Steve Filipov president of Terex cranes said:

"The Terex Cranes segment had a terrific quarter, achieving an operating margin in excess of 10 percent for the first time in many years. Additionally, revenue growth continued to be robust, increasing over 44 percent versus the comparable period in the prior year, highlighting the continued increasing global demand for our products and our improving ability to meet this demand,"

"More importantly, operating profit for the quarter grew approximately 102 percent versus the prior year's results. Performance improvements continued to come from all of our businesses, with all product lines contributing significantly, and illustrates the value of our diverse portfolio of lifting equipment and our global manufacturing footprint”.

“Our Chinese operation, Sichuan Changjiang Engineering Crane Co., Ltd., had strong results this quarter, and we remain excited about the future for this business and Terex Cranes in China."

"Our backlog, besides highlighting the strong business environment in which we operate, also illustrates issues that we continue to face as we increase our production schedule. Our customers need our products right away, and we continue to struggle with the limited supply of certain components".

"We are working diligently to eliminate the production bottlenecks at our various locations and to better utilize the space we have and implement lean principles in order to improve overall production rates."

Terex Corporation

The Terex Corporation as a whole posted revenues up almost 25 percent to $7.65 billion. With net after tax income more than double that of 2005 at $400 million. The group’s backlog grew by almost a $1 billion to $2.49 billion.

“2006 was a year of significant progress on many fronts -- financially, operationally and organizationally,” commented Ronald M. DeFeo, Terex chairman and chief executive officer.

“Financially, we experienced record net sales and net income, and our debt less cash and cash equivalents of $86 million is at a historic low. We retired $500 million of our high cost notes, including the $200 million in notes retired this past January, and substantially strengthened our balance sheet.

Return on Invested Capital, or ROIC, continues to be the unifying metric we use to measure our operating performance. In 2006, we achieved a record ROIC of 38.4%, compared to 21.5% ROIC in 2005 and our 2006 ROIC target of 27.5%.”
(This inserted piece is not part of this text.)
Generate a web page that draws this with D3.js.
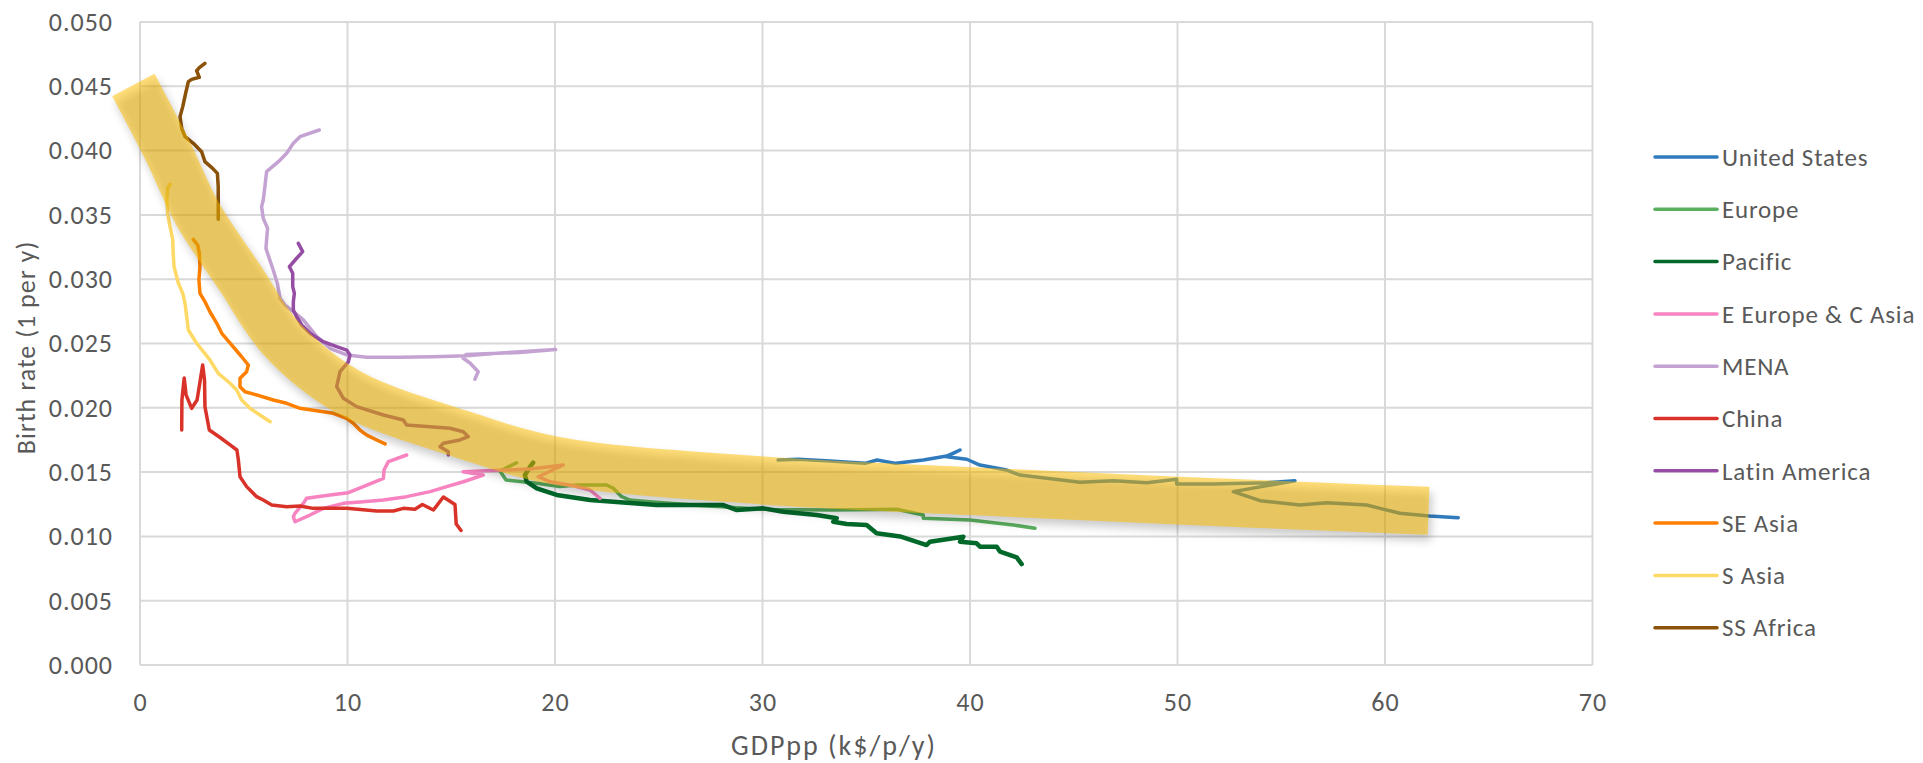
<!DOCTYPE html>
<html>
<head>
<meta charset="utf-8">
<script src="https://cdn.jsdelivr.net/npm/d3@7"></script>
<style>
  body { margin: 0; background: #fff; }
  text { font-family: Carlito, Calibri, Lato, sans-serif; }
</style>
</head>
<body>
<script>
// data: [GDPpp k$/p/y, birth rate per y]
const unitedStates = [[30.75,0.01594],[31.73,0.0160],[33.25,0.01586],[34.94,0.01568],[35.52,0.01594],[36.43,0.01568],[37.75,0.01594],[38.88,0.01625],[39.52,0.01672],[38.88,0.0162],[39.84,0.0160],[40.48,0.01555],[41.77,0.01516],[42.41,0.01477],[43.70,0.01452],[45.30,0.01421],[46.91,0.01433],[48.52,0.01418],[49.96,0.01444],[49.96,0.01407],[51.73,0.01407],[54.30,0.01418],[55.66,0.01433],[52.69,0.01348],[53.98,0.01278],[55.90,0.01244],[57.19,0.01262],[59.12,0.01244],[59.76,0.01218],[60.72,0.0118],[62.14,0.01159],[63.53,0.01145]]
const europe = [[18.15,0.01573],[17.35,0.01509],[17.64,0.01439],[19.12,0.01413],[20.24,0.01387],[21.05,0.0140],[22.49,0.0140],[22.81,0.01374],[23.21,0.01309],[23.61,0.01283],[24.58,0.0127],[26.99,0.0124],[30.36,0.01209],[33.25,0.01205],[35.66,0.01209],[36.47,0.01211],[37.75,0.01166],[37.75,0.01141],[40.0,0.01128],[42.09,0.01089],[43.13,0.01063]]
const pacific = [[18.95,0.01573],[18.80,0.01542],[18.55,0.01477],[18.64,0.01425],[19.12,0.01374],[20.08,0.01322],[21.69,0.01283],[24.90,0.01244],[26.99,0.01244],[28.11,0.01244],[28.76,0.01205],[30.04,0.01218],[31.0,0.01192],[32.61,0.01166],[33.58,0.01141],[33.41,0.01114],[34.06,0.01096],[35.02,0.01089],[35.50,0.01024],[36.63,0.0100],[37.91,0.00933],[38.07,0.00959],[39.68,0.00998],[39.52,0.00959],[40.32,0.00946],[40.48,0.0092],[41.29,0.0092],[41.45,0.00881],[42.25,0.00837],[42.49,0.00785]]
const eEuropeCAsia = [[12.85,0.01633],[11.97,0.01581],[11.76,0.01516],[11.73,0.01452],[10.76,0.01387],[10.04,0.0134],[9.16,0.01322],[8.03,0.01296],[7.87,0.01257],[7.47,0.0118],[7.39,0.01153],[7.47,0.01114],[8.19,0.01166],[8.83,0.01218],[9.80,0.01257],[10.76,0.0127],[11.73,0.01283],[12.85,0.01309],[13.98,0.01348],[14.78,0.01387],[15.58,0.01425],[16.54,0.01477],[15.57,0.01503],[18.80,0.01524],[20.40,0.01555],[19.19,0.01464],[19.76,0.01425],[20.96,0.01392],[21.69,0.01361],[22.17,0.01296]]
const mena = [[8.64,0.0416],[7.71,0.04108],[7.39,0.04057],[7.07,0.03979],[6.67,0.03914],[6.10,0.03836],[6.02,0.0372],[5.94,0.03616],[5.86,0.03564],[5.94,0.03473],[6.15,0.03396],[6.10,0.03305],[6.07,0.0324],[6.23,0.03162],[6.42,0.03072],[6.62,0.02968],[6.75,0.02851],[6.99,0.02799],[7.39,0.02747],[7.87,0.02683],[8.52,0.02553],[9.16,0.02463],[9.96,0.02411],[10.93,0.02393],[12.53,0.02393],[14.13,0.02397],[15.74,0.02405],[17.35,0.02426],[20.03,0.02453],[18.31,0.0243],[15.71,0.02415],[15.58,0.02385],[15.9,0.02348],[16.3,0.02281],[16.14,0.02222]]
const china = [[2.01,0.01827],[2.02,0.02061],[2.13,0.02232],[2.22,0.0210],[2.49,0.01996],[2.75,0.02061],[2.89,0.02201],[3.02,0.02333],[3.11,0.02216],[3.13,0.02009],[3.34,0.01827],[3.86,0.01769],[4.34,0.01711],[4.67,0.01672],[4.74,0.01594],[4.82,0.01464],[5.14,0.01387],[5.62,0.01309],[5.94,0.01283],[6.35,0.01244],[7.07,0.01231],[7.71,0.01236],[8.35,0.01218],[9.96,0.01218],[11.41,0.01198],[12.21,0.01198],[12.69,0.01218],[13.25,0.01211],[13.61,0.01248],[14.14,0.01205],[14.62,0.01306],[15.18,0.01248],[15.24,0.01096],[15.47,0.01046]]
const latinAmerica = [[7.63,0.03279],[7.84,0.03214],[7.55,0.03163],[7.20,0.03097],[7.36,0.03046],[7.36,0.02942],[7.44,0.0289],[7.39,0.02825],[7.39,0.02761],[7.55,0.02708],[7.79,0.02644],[8.19,0.02579],[8.83,0.02514],[9.48,0.02475],[9.96,0.02449],[10.12,0.02411],[10.04,0.02358],[9.64,0.02281],[9.48,0.02164],[9.80,0.02074],[10.44,0.02009],[11.73,0.01944],[12.69,0.01905],[12.85,0.01866],[13.98,0.01853],[14.94,0.01841],[15.58,0.01814],[15.82,0.01775],[15.42,0.0175],[14.62,0.01724],[14.46,0.01698],[14.86,0.01659],[14.86,0.01633]]
const seAsia = [[2.57,0.0331],[2.78,0.03266],[2.86,0.03201],[2.89,0.03097],[2.84,0.02994],[2.89,0.0289],[3.13,0.02825],[3.37,0.02747],[3.70,0.02657],[3.94,0.02579],[4.34,0.02502],[4.90,0.02397],[5.22,0.02333],[5.14,0.02281],[4.82,0.02229],[4.82,0.02164],[5.06,0.02125],[5.62,0.0210],[6.42,0.02061],[7.07,0.02035],[7.71,0.01996],[8.52,0.01977],[9.32,0.01957],[9.96,0.01918],[10.28,0.0188],[10.60,0.01827],[10.93,0.01788],[11.41,0.0175],[11.81,0.01719]]
const sAsia = [[1.45,0.03738],[1.33,0.03707],[1.29,0.03616],[1.33,0.03512],[1.45,0.03408],[1.58,0.03305],[1.60,0.03201],[1.64,0.03097],[1.85,0.02968],[2.06,0.0289],[2.17,0.02813],[2.33,0.02605],[2.73,0.02502],[3.37,0.02372],[3.77,0.02268],[4.34,0.02191],[4.66,0.02138],[4.90,0.02061],[5.30,0.01996],[5.78,0.01944],[6.27,0.01892]]
const ssAfrica = [[3.13,0.04679],[2.86,0.04645],[2.73,0.04621],[2.86,0.0457],[2.49,0.04554],[2.33,0.04536],[2.20,0.04446],[2.06,0.04342],[1.93,0.04264],[2.01,0.04173],[2.17,0.04108],[2.57,0.04057],[2.97,0.03991],[3.13,0.03914],[3.50,0.03862],[3.73,0.03823],[3.77,0.0372],[3.77,0.03616],[3.77,0.03466]]

// hand-drawn trend band
const trendX = [-0.32, 1.33, 2.77, 4.82, 6.8, 10, 15.6, 20, 30, 40, 50, 60, 62.1]
const trendY = [0.0451, 0.0400, 0.0351, 0.0301, 0.0254, 0.02125, 0.0179, 0.0159, 0.01435, 0.01352, 0.01278, 0.01212, 0.0120]

const seriesNames = ["United States", "Europe", "Pacific", "E Europe & C Asia", "MENA", "China", "Latin America", "SE Asia", "S Asia", "SS Africa"]
const seriesData = [unitedStates, europe, pacific, eEuropeCAsia, mena, china, latinAmerica, seAsia, sAsia, ssAfrica]
const seriesColors = ["#2f7bbd", "#5bb05f", "#00692a", "#f783c0", "#c4a3d3", "#d93228", "#964ea5", "#ff8000", "#ffd966", "#8b5209"]

const xTicks = [0, 10, 20, 30, 40, 50, 60, 70]
const yTicks = [0, 0.005, 0.01, 0.015, 0.02, 0.025, 0.03, 0.035, 0.04, 0.045, 0.05]

function drawChart() {
  let dimensions = {
    width: 1923,
    height: 763,
    margin: { top: 22, right: 330.5, bottom: 98, left: 140 },
  }
  dimensions.boundedWidth = dimensions.width - dimensions.margin.left - dimensions.margin.right
  dimensions.boundedHeight = dimensions.height - dimensions.margin.top - dimensions.margin.bottom

  const wrapper = d3.select("body")
    .append("svg")
      .attr("width", dimensions.width)
      .attr("height", dimensions.height)

  const defs = wrapper.append("defs")
  defs.append("filter")
      .attr("id", "soft")
      .attr("x", "-10%").attr("y", "-10%")
      .attr("width", "120%").attr("height", "120%")
    .append("feGaussianBlur")
      .attr("stdDeviation", 4)

  const bounds = wrapper.append("g")
    .attr("transform", `translate(${dimensions.margin.left},${dimensions.margin.top})`)

  const xScale = d3.scaleLinear()
    .domain([0, 70])
    .range([0, dimensions.boundedWidth])

  const yScale = d3.scaleLinear()
    .domain([0, 0.05])
    .range([dimensions.boundedHeight, 0])

  // gridlines
  bounds.append("g")
    .selectAll("line")
    .data(yTicks)
    .join("line")
      .attr("x1", 0)
      .attr("x2", dimensions.boundedWidth)
      .attr("y1", d => yScale(d))
      .attr("y2", d => yScale(d))
      .attr("stroke", "#d9d9d9")
      .attr("stroke-width", 2)

  bounds.append("g")
    .selectAll("line")
    .data(xTicks)
    .join("line")
      .attr("x1", d => xScale(d))
      .attr("x2", d => xScale(d))
      .attr("y1", 0)
      .attr("y2", dimensions.boundedHeight)
      .attr("stroke", "#d9d9d9")
      .attr("stroke-width", 2)

  // axes (labels only)
  const xAxisGenerator = d3.axisBottom(xScale)
    .tickValues(xTicks)
    .tickSize(0)
    .tickPadding(28)

  const xAxis = bounds.append("g")
    .attr("transform", `translate(0,${dimensions.boundedHeight})`)
    .call(xAxisGenerator)
  xAxis.select(".domain").remove()
  xAxis.selectAll("text")
    .attr("fill", "#595959")
    .style("font-size", "26px")
    .style("letter-spacing", "1px")

  const yAxisGenerator = d3.axisLeft(yScale)
    .tickValues(yTicks)
    .tickFormat(d3.format(".3f"))
    .tickSize(0)
    .tickPadding(27)

  const yAxis = bounds.append("g")
    .call(yAxisGenerator)
  yAxis.select(".domain").remove()
  yAxis.selectAll("text")
    .attr("fill", "#595959")
    .style("font-size", "26px")
    .style("letter-spacing", "1px")

  xAxis.append("text")
      .attr("x", 694)
      .attr("y", 90)
      .attr("fill", "#595959")
      .style("font-size", "28px")
      .style("letter-spacing", "2px")
      .style("text-anchor", "middle")
      .text("GDPpp (k$/p/y)")

  yAxis.append("text")
      .attr("transform", `translate(-105,${dimensions.boundedHeight / 2 + 4}) rotate(-90)`)
      .attr("fill", "#595959")
      .style("font-size", "26px")
      .style("letter-spacing", "1px")
      .style("text-anchor", "middle")
      .text("Birth rate (1 per y)")

  // series lines
  const lineGenerator = d3.line()
    .x(d => xScale(d[0]))
    .y(d => yScale(d[1]))

  bounds.append("g")
    .selectAll("path")
    .data(seriesData)
    .join("path")
      .attr("d", lineGenerator)
      .attr("fill", "none")
      .attr("stroke", (d, i) => seriesColors[i])
      .attr("stroke-width", (d, i) => i == 2 ? 4.5 : 3.5)
      .attr("stroke-linejoin", "round")
      .attr("stroke-linecap", "round")

  // trend band with shadow
  const trend = trendX.map((x, i) => [x, trendY[i]])
  const bandGenerator = d3.line()
    .x(d => xScale(d[0]))
    .y(d => yScale(d[1]))
    .curve(d3.curveCatmullRom)

  bounds.append("path")
      .attr("d", bandGenerator(trend))
      .attr("transform", "translate(3,6)")
      .attr("fill", "none")
      .attr("stroke", "#000")
      .attr("stroke-opacity", 0.2)
      .attr("stroke-width", 48)
      .attr("filter", "url(#soft)")

  bounds.append("path")
      .attr("d", bandGenerator(trend))
      .attr("fill", "none")
      .attr("stroke", "#ffc000")
      .attr("stroke-opacity", 0.52)
      .attr("stroke-width", 48)

  // legend
  const legend = wrapper.append("g")
    .attr("transform", "translate(1655,157)")

  const legendItems = legend.selectAll("g")
    .data(seriesNames)
    .join("g")
      .attr("transform", (d, i) => `translate(0,${i * 52.3})`)

  legendItems.append("line")
      .attr("x1", 0)
      .attr("x2", 62)
      .attr("stroke", (d, i) => seriesColors[i])
      .attr("stroke-width", 3.5)
      .attr("stroke-linecap", "round")

  legendItems.append("text")
      .attr("x", 67)
      .attr("dy", "0.35em")
      .attr("fill", "#595959")
      .style("font-size", "25px")
      .style("letter-spacing", "0.8px")
      .text(d => d)
}
drawChart()
</script>
</body>
</html>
“Operationally, we remain committed to making the Terex Business System our Company’s way of life. Lean practices are being adopted by our facilities at an impressive rate. We have identified and acted on significant findings for improvement in our global purchasing. These are both fundamental to our maturing process as a Company. We are updating our understanding of how we conduct business, and should conduct business, in preparation for the roll-out of our global enterprise management system to solidify those practices.”

“Lastly, we have made tremendous steps forward in terms of our operating team. Rick Nichols, president - Materials Processing & Mining, and Steve Filipov, President - Terex Cranes, have flourished. Late in 2006, we announced the addition of three new senior team leaders: Tom Riordan as our president and chief operating officer, Tim Ford as president of our Aerial Work Platforms group, and Robert Isaman as president of our Construction group".

"Each comes to Terex with a strong operating background from well respected companies. Earlier in the year we added Katia Facchetti as our chief marketing officer, a major step forward for Terex as we look to strengthen our distribution, build customer relationships, and increase our brand awareness. But the talent improvements run far deeper in the organization, as we continue to attract the best and brightest individuals, and commit the resources necessary to build a stronger Company and a bright future.”

“Our outlook for 2007 is strong and we expect to grow our franchise even more than we did in 2006. Back in 2004, I articulated a three year stretch goal intended to highlight what I felt was possible for our Company".

"We clearly outperformed our net sales goal of $6 billion in 2006, and made great progress towards our objectives in operating margin and working capital reduction as a percentage of net sales. Today, I am stating externally what I told our leadership team in January 2007: our new medium term stretch goal is to be $12 billion in net sales, with a 12% operating margin, by the end of 2010, or our “12 by 12 in 10” goal. This goal primarily hinges on our execution of the internal opportunities of continuous improvement, supply chain management, and the optimum usage of our asset base, as well as our making selected acquisitions when the opportunities arise.”